With most motors, you need low gear ratios to achieve your desired top speed. At low gear ratios, like direct drive, you need a LOT of power to accelerate. 

With a higher voltage system, you use less current for that acceleration. If you can't afford the higher voltage system, you use a lower voltage system. If you keep the same low gear ratio, you'll need a lot more current to compensate for the lower voltage. That's rough on the batteries. But if you switch to a higher gear ratio, you'll never be able to achieve the top speed you desire.

To keep the current low, you have to compromise on design, performance, or both. A transmission loses some efficiency and space, adds weight and complexity, and requires extra shifting time. In return, you get good acceleration at lower currents without losing your top speed, you can use less expensive controllers and motors, and your batteries are happier.

It's all a matter of tradeoffs. I built for reliability, so I kept the transmission.


----------



## Jokerzwild (Jun 11, 2009)

What about?

An older 3 speed transmition, why would you need 5 speeds for an electric motor? I understand because of tourque I could not ust the old gears but I can rebuild it with better parts. Or even a 2 speed?


----------



## Jimdear2 (Oct 12, 2008)

Jokerzwild said:


> What about?
> 
> The following is for RWD
> 
> An older 3 speed transmition, why would you need 5 speeds for an electric motor? I understand because of tourque I could not ust the old gears but I can rebuild it with better parts. Or even a 2 speed?


Joker,

The older big 3 speeds were mostly cast iron monsters and very very heavy. I haven't seen a aluminium manual 2 speed that would handle the torque of a BIG motor. 

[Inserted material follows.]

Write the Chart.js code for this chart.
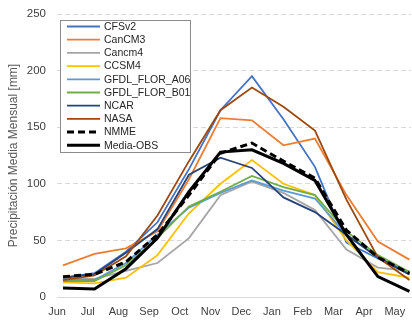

The only two speed I know of that fits that bill is a modified converterless manually shifted powerglide which is a whole different bag of worms.

Here is a thought. Look for a medium sized iron 3 speed and modify as follows

Weld up low gear and turn it into a park gear. Then use 2nd and 3rd as a low high shift. For this set up I would keep the clutch.

Most of the old Iron 3 speeds had removable bell housings which will make motor attachment easier.


----------



## racunniff (Jan 14, 2009)

madderscience said:


> Hi JokerzWild-
> 
> Your question has been mulled many times over on the forums and the wiki so there is plenty of dialogue and opinions for you to read over.
> 
> ...


Good summary. Here is my analysis for the ElectroJeep: http://electrojeep.blogspot.com/2009/01/more-motor-notes.html - I could get by with a 3-speed transmission, probably, but am just using the original 5-speed due to cost / convenience issues.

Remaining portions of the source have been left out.